The Act does not require the Secretary of State to consult any other parties except the National Assembly for Wales, the Department of Health, Social Services and Public Safety in Northern Ireland before declaring that special restrictions will apply to inter-country adoptions from a particular country. Pressure for a wider consultation to include potential adoptive parents and UK adoption agencies appear to have been ignored.
Section 12 provides for the making of regulations that would allow the Secretary of State to specify a step in relation to a particular country on the restricted list. The step would be the latest point at which the appropriate authority is involved in the processing of inter-country adoption applications. The explanatory notes to the Act give as an example the forwarding of a matching report from the foreign authority to the prospective adopters.
Charging for services
Section 13 of the Act gives the Secretary of State the power to charge a fee to adopters for services provided in relation to inter-country adoptions. This particular section was not included in the Draft Bill that was published for consultation. It was only introduced to the Bill upon its second reading in June 2005. The British Association for Adoption and Fostering (BAAF) was so concerned about this provision that it wrote to the government. BAAF's primary concern was that the additional financial burden on intercountry adopters may cause an increasing number of applicants to attempt to circumvent the procedures, thereby placing children at risk. This would defeat the objective of some of the other proposed changes in the Act which seek to make it harder to circumvent the current restrictions upon adopters bringing children into the UK.

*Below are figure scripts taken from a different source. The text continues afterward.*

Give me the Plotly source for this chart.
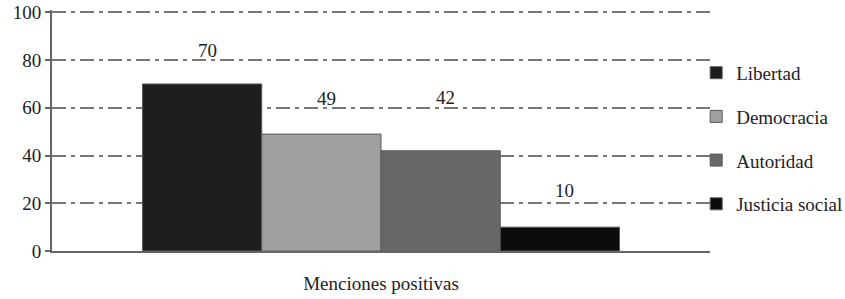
import plotly.graph_objects as go

categories = ["Menciones positivas"]
series_names = ["Libertad", "Democracia", "Autoridad", "Justicia social"]
series_values = [70, 49, 42, 10]
series_colors = ["#1e1e1e", "#a0a0a0", "#686868", "#0c0c0c"]
y_ticks = [0, 20, 40, 60, 80, 100]
label_yshift = [33, 36, 53, 37]

FONT = "Liberation Serif, Times New Roman, DejaVu Serif, serif"
bargap = 0.275

fig = go.Figure()
for i, (name, val, col) in enumerate(zip(series_names, series_values, series_colors)):
    fig.add_trace(go.Bar(
        x=categories, y=[val], name=name,
        marker=dict(color=col, line=dict(color="#5a5a5a", width=1)),
        legendgroup=name,
    ))

n = len(series_names)
bw = (1 - bargap) / n
for i, val in enumerate(series_values):
    xc = -(1 - bargap) / 2 + bw * (i + 0.5)
    fig.add_annotation(
        x=xc, y=val, xref="x", yref="y", text=str(val), showarrow=False,
        yshift=label_yshift[i], xshift=5, yanchor="middle",
        font=dict(family=FONT, size=19, color="#222"),
    )

dash = "14px,5px,4px,5px"
fig.update_layout(
    width=845, height=299,
    margin=dict(l=52, r=135, t=10, b=48, autoexpand=False),
    paper_bgcolor="white", plot_bgcolor="white",
    barmode="group", bargap=bargap, bargroupgap=0,
    font=dict(family=FONT, size=19, color="#222"),
    showlegend=True,
    legend=dict(x=0.979, y=0.818, xanchor="left", yanchor="top",
                bgcolor="rgba(0,0,0,0)",
                font=dict(family=FONT, size=19, color="#222"),
                tracegroupgap=16, itemwidth=30, traceorder="grouped"),
    xaxis=dict(
        showticklabels=False, showgrid=False, automargin=False,
        showline=True, linecolor="#666", linewidth=2,
        ticks="", title=dict(text=categories[0], standoff=25,
                             font=dict(family=FONT, size=19, color="#222")),
    ),
    yaxis=dict(
        range=[0, 101], tickvals=y_ticks, automargin=False,
        showline=True, linecolor="#666", linewidth=2,
        ticks="outside", ticklen=5, tickcolor="#666", tickwidth=2,
        showgrid=True, gridcolor="#777", gridwidth=2, griddash=dash,
        zeroline=False,
        tickfont=dict(family=FONT, size=19, color="#222"),
    ),
)

fig.write_html("out.html", config={"displayModeBar": False},
               post_script="document.body.style.margin='0px';document.body.style.padding='0px';")
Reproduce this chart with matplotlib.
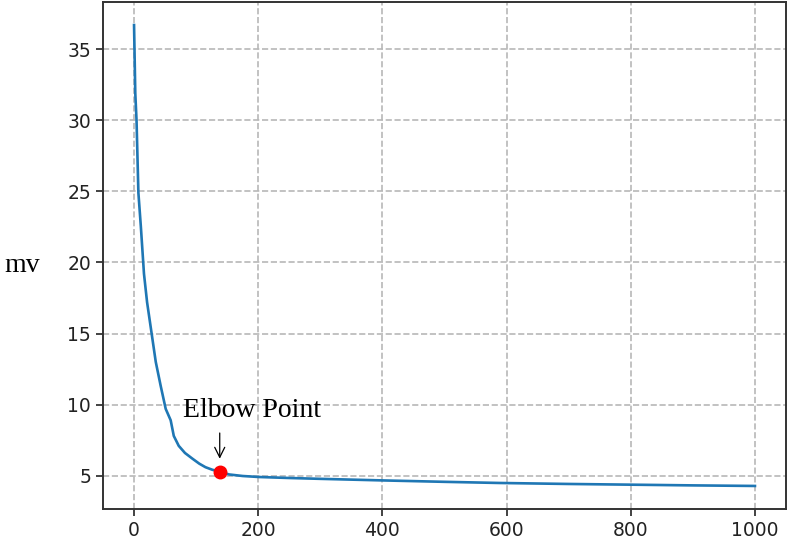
import numpy as np
import matplotlib
matplotlib.use("Agg")
import matplotlib.pyplot as plt

# curve values
k = [0, 2, 4, 7, 11, 16, 21, 28, 35, 43, 51, 59, 64, 72, 82, 94, 105, 115, 126, 137, 153, 175, 201,
     250, 300, 400, 500, 588, 700, 800, 900, 1000]
mv = [36.7, 31.9, 30.0, 24.9, 22.5, 19.2, 17.2, 15.1, 13.0, 11.3, 9.7, 8.9, 7.8, 7.1, 6.6, 6.2, 5.85,
      5.6, 5.42, 5.3, 5.09, 4.98, 4.91, 4.84, 4.78, 4.67, 4.57, 4.49, 4.42, 4.37, 4.32, 4.28]
elbow_x = 138
elbow_y = 5.25

fig = plt.figure(figsize=(7.88, 5.46), dpi=100)
ax = fig.add_axes([103 / 788, 37 / 546, 683 / 788, 507 / 546])

ax.plot(k, mv, color='#1f77b4', lw=1.9)
ax.plot(elbow_x, elbow_y, 'o', color='red', ms=9)

# arrow + label above the elbow
ax.annotate('', xy=(elbow_x, 6.0), xytext=(elbow_x, 8.2),
            arrowprops=dict(arrowstyle='->', color='black', lw=0.9, mutation_scale=18))
ax.text(190, 9.1, 'Elbow Point', ha='center', va='baseline',
        family='Liberation Serif', fontsize=20)

ax.set_xticks([0, 200, 400, 600, 800, 1000])
ax.set_yticks([5, 10, 15, 20, 25, 30, 35])
ax.tick_params(labelsize=13.5, length=5, width=1.2, colors='#222222')
ax.grid(True, linestyle='--', color='#b8b8b8', lw=1.2)
for s in ax.spines.values():
    s.set_linewidth(1.4)
    s.set_color('#333333')

fig.text(22 / 788, 1 - 272 / 546, 'mv', ha='center', va='baseline',
         family='Liberation Serif', fontsize=20)

fig.savefig('out.png', dpi=100)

It will be for the Secretary of State (The Welsh Assembly for Wales) to determine how much to charge. It may be that the fee will be a single flat fee, or it may be a variety of different fees for differing cases. The fee charged will not be greater that the cost of providing the services to the prospective adopters. From the government's reply, it appears that the fees could be in the region of £800 to £1,000.
Further constraints
The remainder of the changes are contained within s 14 of the Act. Section 14(1) amends s 83 of the Adoption and Children Act 2002 by tightening the restrictions upon intercountry adopters bringing children into the UK. Currently, s 83 makes it an offence for a British resident to bring a child into the UK who had been adopted within a period of six months before entry unless certain requirements and conditions are satisfied. These conditions include that the adopter has been assessed and approved in accordance with regulations. Section 14(1) extends the time limit to 12 months.
Finally, s 14(3) excludes a child in respect of whom notice of intention to adopt has been served from the definition of a privately fostered child, thereby preventing local authorities undertaking two different sets of duties in respect of the same child.
What the Act does not establish is a National Intercountry Adoption Agency. Such a step would have brought the UK into line with most other Western states.
While the Act as a whole has received Royal Assent, none of the sections have come into force as yet.